### Do this
Extract, in full, the lines below, beginning at the first and ending with the line that contains "10.0, 10.0, 10.0, 10.0, 10.0, 10.0];". Pictures do not belong in the copy.
— start of Data lines —
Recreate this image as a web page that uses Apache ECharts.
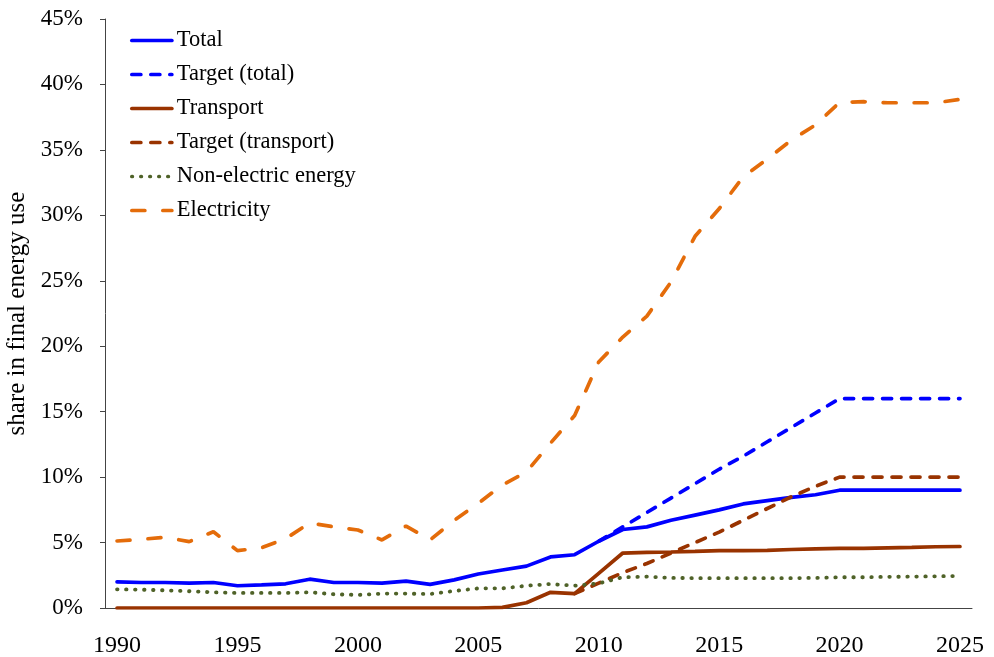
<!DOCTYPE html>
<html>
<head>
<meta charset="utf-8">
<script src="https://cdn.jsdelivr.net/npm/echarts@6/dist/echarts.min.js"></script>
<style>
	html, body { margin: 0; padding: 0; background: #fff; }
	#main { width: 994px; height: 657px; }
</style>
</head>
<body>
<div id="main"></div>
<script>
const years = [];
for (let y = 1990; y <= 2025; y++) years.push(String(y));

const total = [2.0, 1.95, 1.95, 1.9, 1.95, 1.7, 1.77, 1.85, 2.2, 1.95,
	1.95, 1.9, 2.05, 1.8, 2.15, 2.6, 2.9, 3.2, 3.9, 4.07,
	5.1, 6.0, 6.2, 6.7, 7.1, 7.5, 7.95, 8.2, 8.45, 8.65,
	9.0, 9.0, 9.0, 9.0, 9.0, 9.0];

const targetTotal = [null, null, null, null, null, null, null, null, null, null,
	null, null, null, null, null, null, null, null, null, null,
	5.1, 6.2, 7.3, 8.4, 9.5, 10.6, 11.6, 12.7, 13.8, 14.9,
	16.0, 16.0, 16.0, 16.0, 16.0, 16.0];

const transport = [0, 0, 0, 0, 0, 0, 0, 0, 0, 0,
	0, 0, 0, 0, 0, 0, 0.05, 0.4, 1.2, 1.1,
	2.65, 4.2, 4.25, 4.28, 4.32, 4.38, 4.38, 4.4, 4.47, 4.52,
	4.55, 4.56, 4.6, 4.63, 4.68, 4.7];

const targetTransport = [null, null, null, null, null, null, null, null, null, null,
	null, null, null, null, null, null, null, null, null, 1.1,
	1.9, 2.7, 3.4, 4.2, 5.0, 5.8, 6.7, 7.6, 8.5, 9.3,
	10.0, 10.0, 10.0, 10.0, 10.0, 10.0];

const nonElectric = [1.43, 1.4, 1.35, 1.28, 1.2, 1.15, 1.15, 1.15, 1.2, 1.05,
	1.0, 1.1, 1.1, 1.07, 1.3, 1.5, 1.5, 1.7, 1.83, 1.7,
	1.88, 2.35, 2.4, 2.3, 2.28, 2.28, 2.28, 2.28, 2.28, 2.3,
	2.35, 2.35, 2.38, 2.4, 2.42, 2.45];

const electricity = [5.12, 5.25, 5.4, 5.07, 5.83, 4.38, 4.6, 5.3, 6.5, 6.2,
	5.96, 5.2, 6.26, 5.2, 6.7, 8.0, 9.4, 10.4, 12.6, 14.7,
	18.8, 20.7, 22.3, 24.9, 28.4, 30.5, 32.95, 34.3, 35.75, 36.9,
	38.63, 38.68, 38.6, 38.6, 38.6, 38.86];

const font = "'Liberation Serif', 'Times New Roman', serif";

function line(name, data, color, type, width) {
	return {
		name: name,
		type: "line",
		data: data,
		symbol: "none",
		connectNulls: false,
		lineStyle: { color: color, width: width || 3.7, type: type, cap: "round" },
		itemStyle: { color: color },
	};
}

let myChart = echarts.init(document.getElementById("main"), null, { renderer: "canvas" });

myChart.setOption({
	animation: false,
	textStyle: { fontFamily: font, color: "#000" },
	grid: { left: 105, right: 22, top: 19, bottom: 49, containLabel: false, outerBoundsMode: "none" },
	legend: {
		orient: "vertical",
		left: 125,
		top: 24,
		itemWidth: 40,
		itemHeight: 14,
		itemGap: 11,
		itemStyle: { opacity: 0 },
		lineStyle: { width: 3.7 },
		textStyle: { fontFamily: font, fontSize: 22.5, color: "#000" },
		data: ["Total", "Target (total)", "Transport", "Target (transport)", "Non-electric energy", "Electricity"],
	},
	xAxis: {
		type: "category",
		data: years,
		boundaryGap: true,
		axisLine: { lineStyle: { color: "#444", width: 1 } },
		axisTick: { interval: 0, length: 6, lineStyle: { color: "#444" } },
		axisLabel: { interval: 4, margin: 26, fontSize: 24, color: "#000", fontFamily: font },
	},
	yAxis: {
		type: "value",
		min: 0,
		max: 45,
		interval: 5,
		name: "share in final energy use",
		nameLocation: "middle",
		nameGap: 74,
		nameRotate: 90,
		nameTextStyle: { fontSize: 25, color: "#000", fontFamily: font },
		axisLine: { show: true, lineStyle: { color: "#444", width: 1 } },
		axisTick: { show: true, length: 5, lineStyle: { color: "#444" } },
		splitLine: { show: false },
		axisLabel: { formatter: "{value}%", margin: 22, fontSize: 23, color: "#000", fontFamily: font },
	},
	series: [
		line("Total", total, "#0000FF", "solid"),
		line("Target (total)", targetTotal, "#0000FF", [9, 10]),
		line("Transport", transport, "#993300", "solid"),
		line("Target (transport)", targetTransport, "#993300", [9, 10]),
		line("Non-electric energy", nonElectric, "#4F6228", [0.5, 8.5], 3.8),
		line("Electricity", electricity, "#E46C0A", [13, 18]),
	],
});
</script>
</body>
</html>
— end of Data lines —
### Answer to the exercise
Recreate this image as a web page that uses Apache ECharts.
<!DOCTYPE html>
<html>
<head>
<meta charset="utf-8">
<script src="https://cdn.jsdelivr.net/npm/echarts@6/dist/echarts.min.js"></script>
<style>
	html, body { margin: 0; padding: 0; background: #fff; }
	#main { width: 994px; height: 657px; }
</style>
</head>
<body>
<div id="main"></div>
<script>
const years = [];
for (let y = 1990; y <= 2025; y++) years.push(String(y));

const total = [2.0, 1.95, 1.95, 1.9, 1.95, 1.7, 1.77, 1.85, 2.2, 1.95,
	1.95, 1.9, 2.05, 1.8, 2.15, 2.6, 2.9, 3.2, 3.9, 4.07,
	5.1, 6.0, 6.2, 6.7, 7.1, 7.5, 7.95, 8.2, 8.45, 8.65,
	9.0, 9.0, 9.0, 9.0, 9.0, 9.0];

const targetTotal = [null, null, null, null, null, null, null, null, null, null,
	null, null, null, null, null, null, null, null, null, null,
	5.1, 6.2, 7.3, 8.4, 9.5, 10.6, 11.6, 12.7, 13.8, 14.9,
	16.0, 16.0, 16.0, 16.0, 16.0, 16.0];

const transport = [0, 0, 0, 0, 0, 0, 0, 0, 0, 0,
	0, 0, 0, 0, 0, 0, 0.05, 0.4, 1.2, 1.1,
	2.65, 4.2, 4.25, 4.28, 4.32, 4.38, 4.38, 4.4, 4.47, 4.52,
	4.55, 4.56, 4.6, 4.63, 4.68, 4.7];

const targetTransport = [null, null, null, null, null, null, null, null, null, null,
	null, null, null, null, null, null, null, null, null, 1.1,
	1.9, 2.7, 3.4, 4.2, 5.0, 5.8, 6.7, 7.6, 8.5, 9.3,
	10.0, 10.0, 10.0, 10.0, 10.0, 10.0];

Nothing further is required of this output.